In a document on its website, CAPP actually says doubling the MICRA cap would increase health care costs in California by “at least $9.5 billion” a year. That document does not cite a particular source for the figure but references “the State’s former non-partisan Legislative Analyst.” The source for the figure is a report that also appears on CAPP’s website that was prepared years after author William Hamm served as California’s Legislative Analyst (1977-86) and was most recently updated in 2010. The derivation of the claim that the increase in health care costs would “exceed $9.5 billion” annually begins on page 43 of the report (page 44 of the PDF).
Almost all of the increase, nearly $9 billion, is the result of a projected 3.04% increase in expenditures resulting from “defensive medicine.” A footnote in the report gives the source of that 3.04% figure as a paper published in 2000.That paper dealt with elderly patients who had a heart attack or ischemic heart disease (some of the most serious medical conditions) between 1984 and 1994 (a lifetime ago in terms of the advances in medicine). CAPP would take that number and apply it to all health care spending, today, on patients of all ages and medical problems. Indeed, the Hamm report says the increase assumes the “estimates of defensive medicine costs in connection with the treatment of coronary disease can be extended to all types of healthcare.”

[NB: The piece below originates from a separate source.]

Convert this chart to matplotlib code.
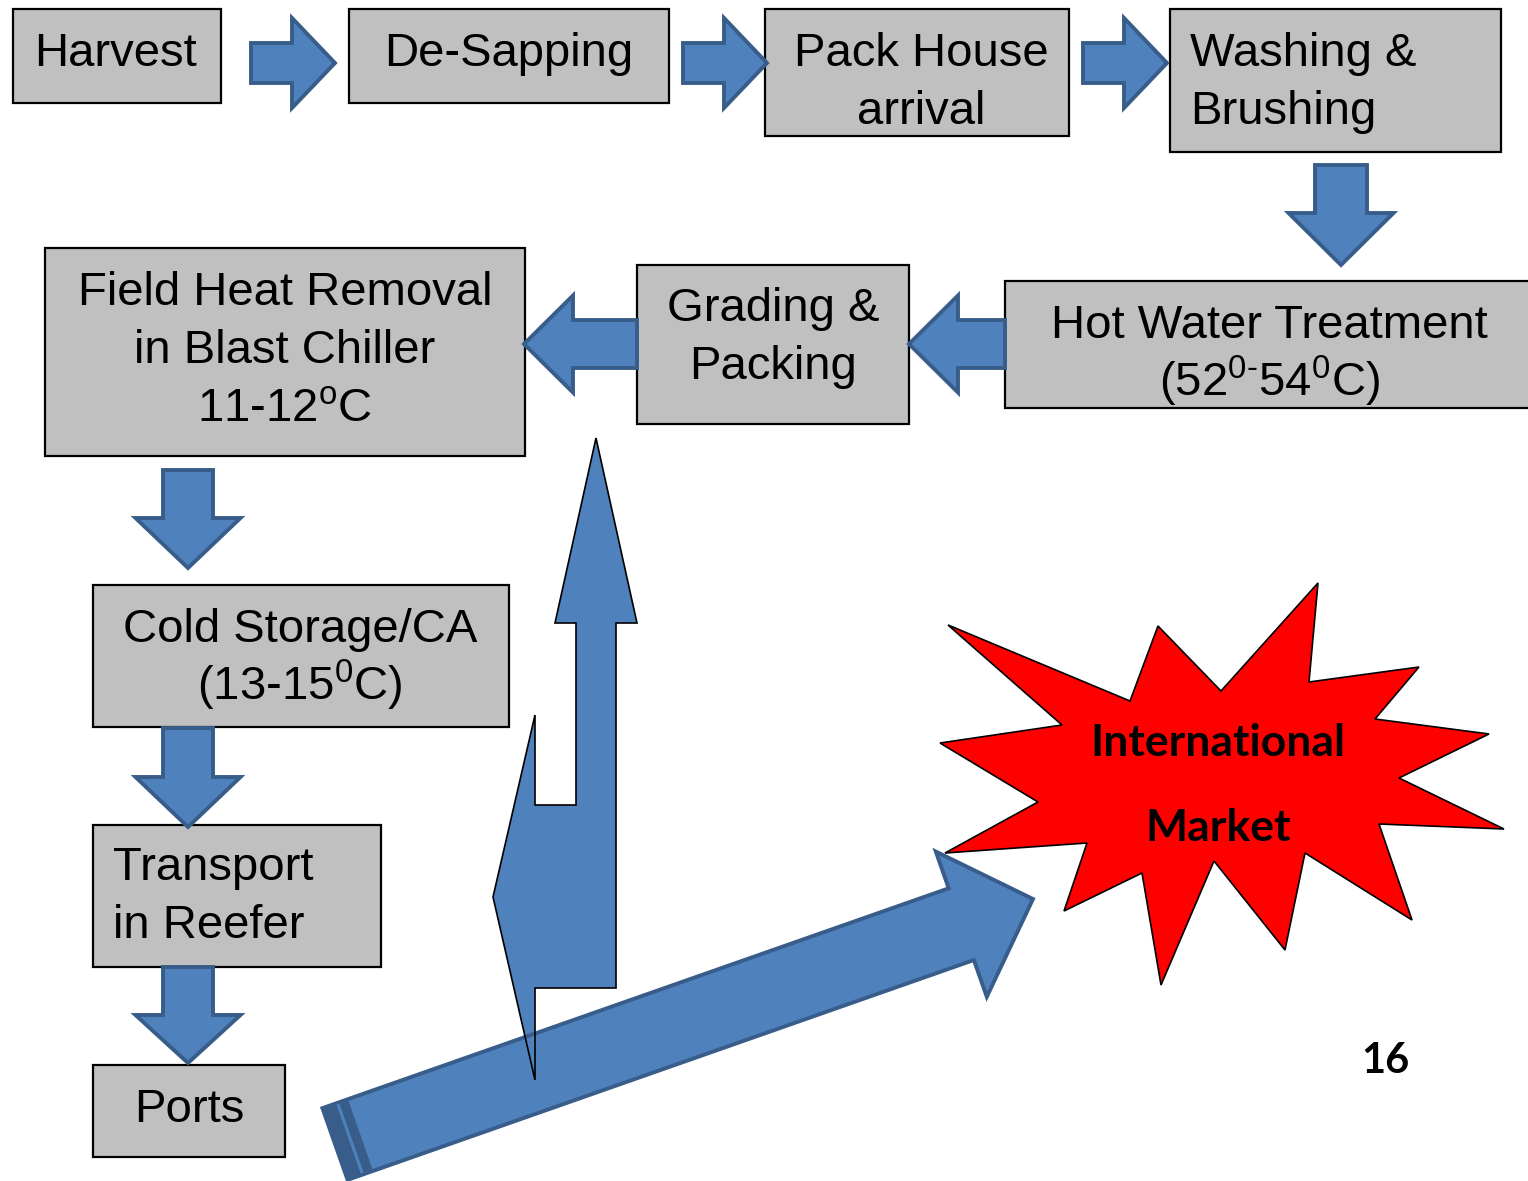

And by all health care spending, CAPP may be including items such as medical research and medical facilities construction that would not seem to have any relation to a cap on malpractice payouts. The Hamm report’s source, as seen in footnote 41, for the “healthcare expenditures” that would be increased by 3.04% is “U.S. Census Bureau, Statistical Abstract of the United States: 2010, p. 97.” (That page is on page 3 of this PDF.) The footnote in the Hamm report does not indicate which number in the Statistical Abstract table is being prorated to come up with a California figure of almost $296 billion, but the footnotes on the Statistical Abstract table show the “Total expenditures” figure “[i]ncludes medical research and medical facilities construction not shown separately.” And the introduction to the table says “national health expenditures” includes “home health care; retail sales of prescription drugs; other medical nondurables; vision products and other medical durables…plus other health expenditures such as public health activities… medical sector investment, the sum of noncommercial medical research and capital formation in medical sector structures and equipment…” It’s not at all clear whether CAPP is claiming all of these would be subject to increases resulting from a change to MICRA. It’s easy to wonder why any of them would increase.
But an increase in “defensive medicine” does not account for all of the projected $9.5 billion increase in health care costs caused by doubling the MICRA cap. The Hamm report also indicates there would be a nearly $306 million increase in malpractice insurance premiums. That number assumes the state Insurance Commissioner, who has ultimate authority in the matter, would approve a 31.75% rate increase. But more tellingly, to come up with the $306 million figure, that rate increase is applied to a “projected” 2005 premium total for California of more than $963 million. According to the state Department of Insurance, the actual premiums written in California in 2005 were $697 million (line 11 of the 2005 California Premium and Loss Summary, click “Mkt Shr 2005″ in the left-side column). And that number has gone down every year since.
And the 31.75% rate increase? That number was concocted from numbers presented earlier in the Hamm Report, on page 37 (page 38 of the PDF), as estimates of what would happen if the MICRA cap were not just doubled but eliminated entirely. The prospect of a 31.75% rate increase flies in the face of data derived from the 2009 Medical Liability Monitor showing malpractice insurance premiums were actually lower in states without caps on damage awards than in states like California with caps.
CAPP’s $9 billion claim serves as a warning that all speculations about the effect of changes in MICRA, along with the supporting evidence, must be examined carefully if intelligent decisions are to be made.